Volvamos al contrato social y su interpretación. Según Rousseau, el contrato social es uno en el que:

En resumen, cada uno entregándose a todos, no se entrega a nadie; y dado que no hay un asociado sobre el cual no adquirimos los mismos derechos que le concedemos sobre nosotros mismos, ganamos el equivalente de todo lo que perdemos y más poder para preservar lo que tenemos.12

Esta formulación es lo suficientemente amplia como para representar todas las ramas del contractualismo, y será clave en lo que viene después.

Antes de esto, necesitamos discutir dos cosas. Primero, ¿en qué sentido violar algunas de las dimensiones mencionadas puede convertirse en una amenaza para la estabilidad del contrato social? Segundo, ¿cómo lidiamos con el problema de que enfrentamos una familia de contratos sociales, y no solo uno, cuya estabilidad es nuestro foco de análisis?

La estabilidad del contrato social se relaciona con el cumplimiento de sus condiciones internas de operación.
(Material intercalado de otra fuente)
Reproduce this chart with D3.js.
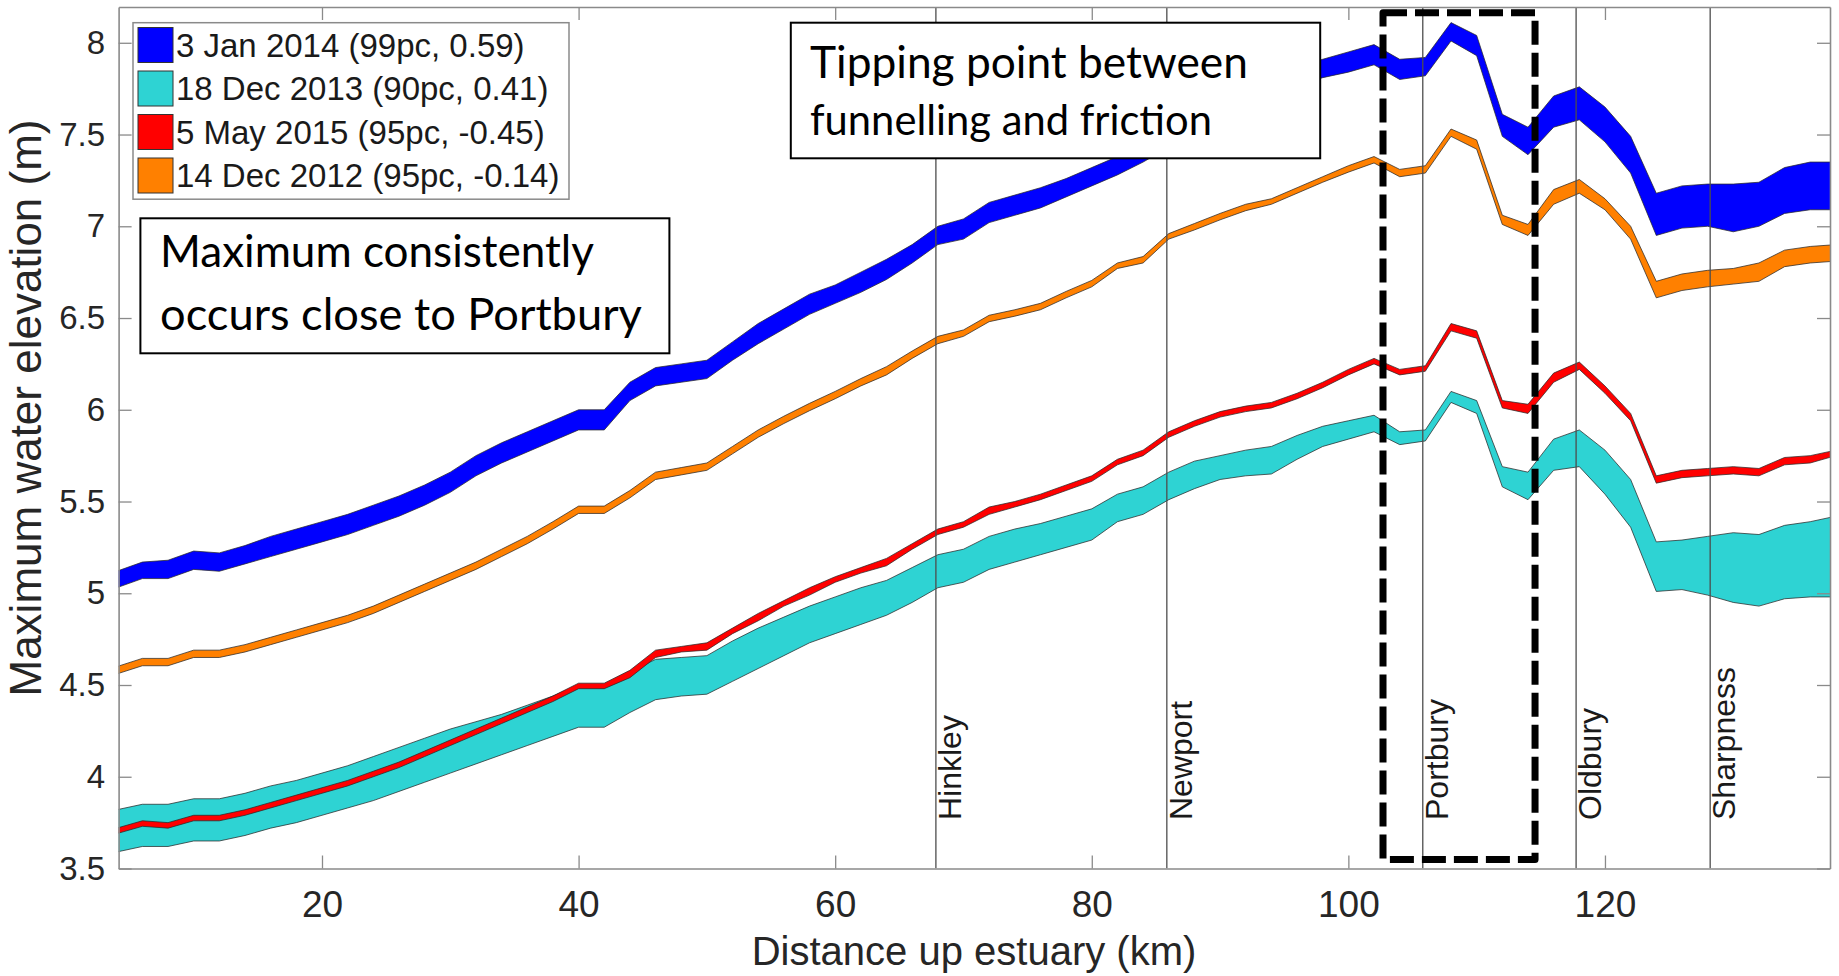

Por ejemplo, la existencia de condiciones precontractuales significa que el contrato puede discutir muchas cosas salvo aquellas. En el caso de Locke, es la propiedad: una resolución deficiente de los conflictos relacionados con los derechos de propiedad es una fuente de inestabilidad. En el caso de Rousseau-Kant, el problema surge con la justicia. A pesar de que Rousseau tiene cuidado con legitimar los derechos de propiedad adquiridos dudosamente —como los reclamados por Núñez de Balboa en nombre de la Corona española en las Américas—, las reglas internas del contrato social son tales que podemos decir que el problema es de justicia o falta de ella. El tratamiento injusto de los conflictos de derechos de propiedad también conduce a fuentes de inestabilidad. Obviamente, según Rousseau, este conflicto es menos amenazador para la estabilidad del contrato social que según Locke.